- Task prompt:
Exactly as written, retype the listing below, omitting the pictures.

- Data segment:
——————

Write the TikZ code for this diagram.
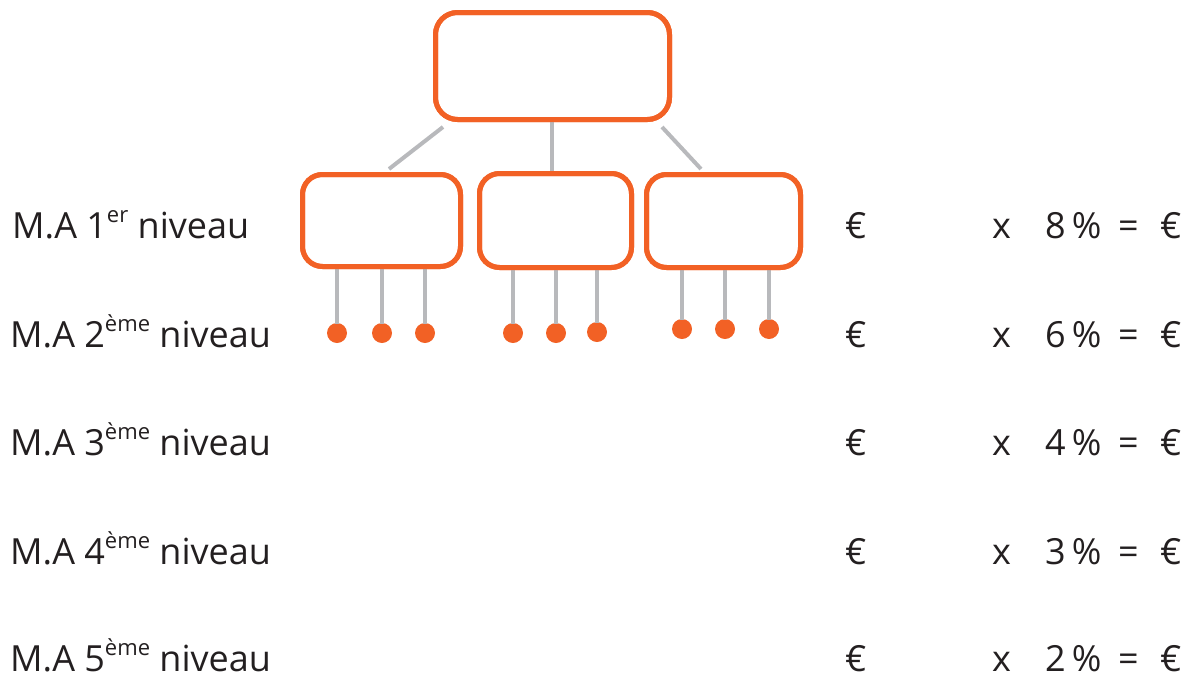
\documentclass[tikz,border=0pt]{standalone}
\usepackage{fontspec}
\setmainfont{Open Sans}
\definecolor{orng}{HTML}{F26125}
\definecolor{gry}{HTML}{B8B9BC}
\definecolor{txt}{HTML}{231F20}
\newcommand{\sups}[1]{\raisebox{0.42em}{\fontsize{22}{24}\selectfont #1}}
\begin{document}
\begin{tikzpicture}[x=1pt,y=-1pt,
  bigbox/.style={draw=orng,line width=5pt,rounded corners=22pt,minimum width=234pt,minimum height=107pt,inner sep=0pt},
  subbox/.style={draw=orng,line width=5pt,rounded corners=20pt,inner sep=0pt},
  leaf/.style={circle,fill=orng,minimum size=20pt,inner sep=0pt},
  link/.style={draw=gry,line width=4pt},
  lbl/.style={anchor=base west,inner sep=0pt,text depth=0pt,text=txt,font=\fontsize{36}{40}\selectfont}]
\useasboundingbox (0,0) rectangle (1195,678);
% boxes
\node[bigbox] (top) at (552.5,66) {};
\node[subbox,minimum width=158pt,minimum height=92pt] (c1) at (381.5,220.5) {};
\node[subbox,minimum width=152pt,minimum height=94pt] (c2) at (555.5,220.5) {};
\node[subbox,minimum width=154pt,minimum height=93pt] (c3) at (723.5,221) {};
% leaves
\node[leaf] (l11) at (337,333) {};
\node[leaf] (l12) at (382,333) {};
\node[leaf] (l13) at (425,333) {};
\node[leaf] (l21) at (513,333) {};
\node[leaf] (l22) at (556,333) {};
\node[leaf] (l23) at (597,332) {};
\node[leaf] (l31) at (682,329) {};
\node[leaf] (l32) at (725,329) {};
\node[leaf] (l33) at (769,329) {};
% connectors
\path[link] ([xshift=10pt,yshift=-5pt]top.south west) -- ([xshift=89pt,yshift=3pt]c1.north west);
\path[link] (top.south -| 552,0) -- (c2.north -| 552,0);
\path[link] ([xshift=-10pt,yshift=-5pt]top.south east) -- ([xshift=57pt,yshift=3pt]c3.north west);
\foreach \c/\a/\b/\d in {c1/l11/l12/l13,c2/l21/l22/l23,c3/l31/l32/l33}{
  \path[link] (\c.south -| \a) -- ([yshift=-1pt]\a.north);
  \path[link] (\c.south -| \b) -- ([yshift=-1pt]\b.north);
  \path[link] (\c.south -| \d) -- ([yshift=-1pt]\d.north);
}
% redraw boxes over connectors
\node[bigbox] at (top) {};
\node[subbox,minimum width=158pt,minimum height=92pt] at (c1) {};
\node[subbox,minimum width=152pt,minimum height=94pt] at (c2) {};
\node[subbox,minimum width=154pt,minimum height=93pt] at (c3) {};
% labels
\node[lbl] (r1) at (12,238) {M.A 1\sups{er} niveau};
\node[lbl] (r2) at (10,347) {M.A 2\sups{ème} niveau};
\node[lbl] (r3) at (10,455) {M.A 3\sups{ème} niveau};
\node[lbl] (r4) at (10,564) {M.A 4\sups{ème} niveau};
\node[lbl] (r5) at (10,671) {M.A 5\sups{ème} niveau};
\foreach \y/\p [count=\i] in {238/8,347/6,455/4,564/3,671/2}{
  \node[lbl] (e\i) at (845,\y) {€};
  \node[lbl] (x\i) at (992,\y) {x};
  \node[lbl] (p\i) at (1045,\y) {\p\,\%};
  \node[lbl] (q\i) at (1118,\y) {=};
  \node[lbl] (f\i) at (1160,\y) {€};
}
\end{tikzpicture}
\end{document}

——————

- Solution for this task:
Write the TikZ code for this diagram.
\documentclass[tikz,border=0pt]{standalone}
\usepackage{fontspec}
\setmainfont{Open Sans}
\definecolor{orng}{HTML}{F26125}
\definecolor{gry}{HTML}{B8B9BC}
\definecolor{txt}{HTML}{231F20}
\newcommand{\sups}[1]{\raisebox{0.42em}{\fontsize{22}{24}\selectfont #1}}
\begin{document}
\begin{tikzpicture}[x=1pt,y=-1pt,
  bigbox/.style={draw=orng,line width=5pt,rounded corners=22pt,minimum width=234pt,minimum height=107pt,inner sep=0pt},
  subbox/.style={draw=orng,line width=5pt,rounded corners=20pt,inner sep=0pt},
  leaf/.style={circle,fill=orng,minimum size=20pt,inner sep=0pt},
  link/.style={draw=gry,line width=4pt},
  lbl/.style={anchor=base west,inner sep=0pt,text depth=0pt,text=txt,font=\fontsize{36}{40}\selectfont}]
\useasboundingbox (0,0) rectangle (1195,678);
% boxes
\node[bigbox] (top) at (552.5,66) {};
\node[subbox,minimum width=158pt,minimum height=92pt] (c1) at (381.5,220.5) {};
\node[subbox,minimum width=152pt,minimum height=94pt] (c2) at (555.5,220.5) {};
\node[subbox,minimum width=154pt,minimum height=93pt] (c3) at (723.5,221) {};
% leaves
\node[leaf] (l11) at (337,333) {};
\node[leaf] (l12) at (382,333) {};
\node[leaf] (l13) at (425,333) {};
\node[leaf] (l21) at (513,333) {};
\node[leaf] (l22) at (556,333) {};
\node[leaf] (l23) at (597,332) {};
\node[leaf] (l31) at (682,329) {};
\node[leaf] (l32) at (725,329) {};
\node[leaf] (l33) at (769,329) {};
% connectors
\path[link] ([xshift=10pt,yshift=-5pt]top.south west) -- ([xshift=89pt,yshift=3pt]c1.north west);
\path[link] (top.south -| 552,0) -- (c2.north -| 552,0);
\path[link] ([xshift=-10pt,yshift=-5pt]top.south east) -- ([xshift=57pt,yshift=3pt]c3.north west);
\foreach \c/\a/\b/\d in {c1/l11/l12/l13,c2/l21/l22/l23,c3/l31/l32/l33}{
  \path[link] (\c.south -| \a) -- ([yshift=-1pt]\a.north);
  \path[link] (\c.south -| \b) -- ([yshift=-1pt]\b.north);
  \path[link] (\c.south -| \d) -- ([yshift=-1pt]\d.north);
}
% redraw boxes over connectors
\node[bigbox] at (top) {};
\node[subbox,minimum width=158pt,minimum height=92pt] at (c1) {};
\node[subbox,minimum width=152pt,minimum height=94pt] at (c2) {};
\node[subbox,minimum width=154pt,minimum height=93pt] at (c3) {};
% labels
\node[lbl] (r1) at (12,238) {M.A 1\sups{er} niveau};
\node[lbl] (r2) at (10,347) {M.A 2\sups{ème} niveau};
\node[lbl] (r3) at (10,455) {M.A 3\sups{ème} niveau};
\node[lbl] (r4) at (10,564) {M.A 4\sups{ème} niveau};
\node[lbl] (r5) at (10,671) {M.A 5\sups{ème} niveau};
\foreach \y/\p [count=\i] in {238/8,347/6,455/4,564/3,671/2}{
  \node[lbl] (e\i) at (845,\y) {€};
  \node[lbl] (x\i) at (992,\y) {x};
  \node[lbl] (p\i) at (1045,\y) {\p\,\%};
  \node[lbl] (q\i) at (1118,\y) {=};
  \node[lbl] (f\i) at (1160,\y) {€};
}
\end{tikzpicture}
\end{document}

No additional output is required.